● **TASK PROMPT**: Repeat everything from the line holding "Clone this chart in matplotlib." to the line holding "import numpy as np", inclusive, exactly. Leave out the rest.

● **ENTRIES PROVIDED**:
▼▼▼

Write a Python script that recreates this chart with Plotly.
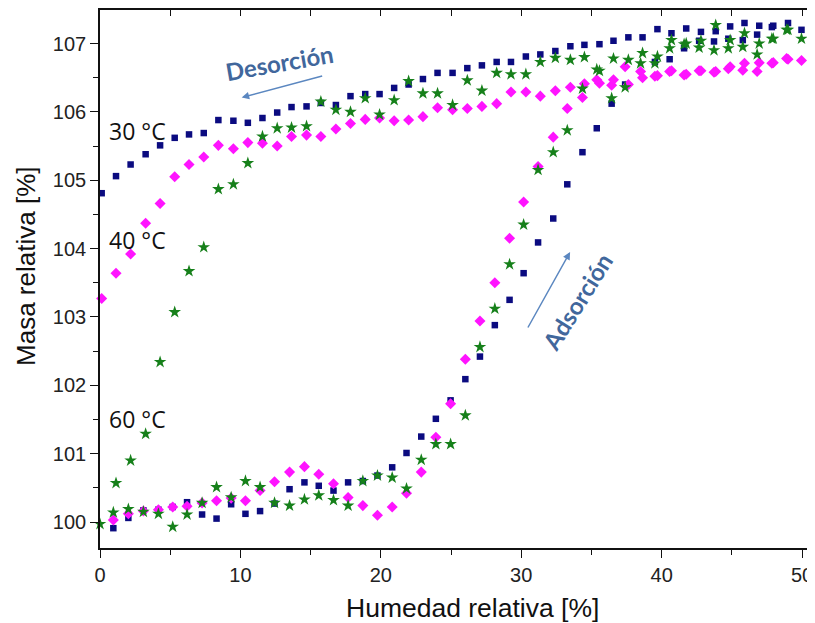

▲▲▲
▼▼▼

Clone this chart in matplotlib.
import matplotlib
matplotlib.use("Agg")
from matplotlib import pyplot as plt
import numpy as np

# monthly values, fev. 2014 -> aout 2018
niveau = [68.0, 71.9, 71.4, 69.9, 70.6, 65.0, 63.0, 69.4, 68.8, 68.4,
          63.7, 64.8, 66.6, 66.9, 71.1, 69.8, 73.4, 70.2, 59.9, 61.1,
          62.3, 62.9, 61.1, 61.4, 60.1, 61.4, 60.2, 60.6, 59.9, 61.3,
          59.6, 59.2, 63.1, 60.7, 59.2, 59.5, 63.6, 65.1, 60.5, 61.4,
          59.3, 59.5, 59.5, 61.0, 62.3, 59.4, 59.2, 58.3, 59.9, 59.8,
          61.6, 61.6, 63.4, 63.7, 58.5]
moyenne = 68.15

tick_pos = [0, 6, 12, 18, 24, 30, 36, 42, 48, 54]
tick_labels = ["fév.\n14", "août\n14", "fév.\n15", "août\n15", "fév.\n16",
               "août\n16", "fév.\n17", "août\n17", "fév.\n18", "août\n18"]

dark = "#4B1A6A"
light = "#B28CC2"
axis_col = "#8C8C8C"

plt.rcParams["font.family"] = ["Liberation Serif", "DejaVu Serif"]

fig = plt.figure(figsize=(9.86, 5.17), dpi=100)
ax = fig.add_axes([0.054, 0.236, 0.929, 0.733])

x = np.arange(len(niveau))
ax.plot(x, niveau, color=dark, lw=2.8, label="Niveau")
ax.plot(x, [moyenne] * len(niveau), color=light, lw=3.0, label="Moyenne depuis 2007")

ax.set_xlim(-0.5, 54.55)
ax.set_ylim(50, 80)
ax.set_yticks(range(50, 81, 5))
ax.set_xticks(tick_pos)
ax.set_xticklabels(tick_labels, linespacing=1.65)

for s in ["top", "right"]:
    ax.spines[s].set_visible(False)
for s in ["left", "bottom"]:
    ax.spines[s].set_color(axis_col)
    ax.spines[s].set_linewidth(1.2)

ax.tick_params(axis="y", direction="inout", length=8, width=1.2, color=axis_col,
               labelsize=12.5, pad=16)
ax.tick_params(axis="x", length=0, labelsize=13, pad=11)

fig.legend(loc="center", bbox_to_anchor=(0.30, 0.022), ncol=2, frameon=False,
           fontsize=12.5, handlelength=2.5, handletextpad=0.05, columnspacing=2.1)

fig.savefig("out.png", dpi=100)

▲▲▲

● **FINISHED TASK**:
Clone this chart in matplotlib.
import matplotlib
matplotlib.use("Agg")
from matplotlib import pyplot as plt
import numpy as np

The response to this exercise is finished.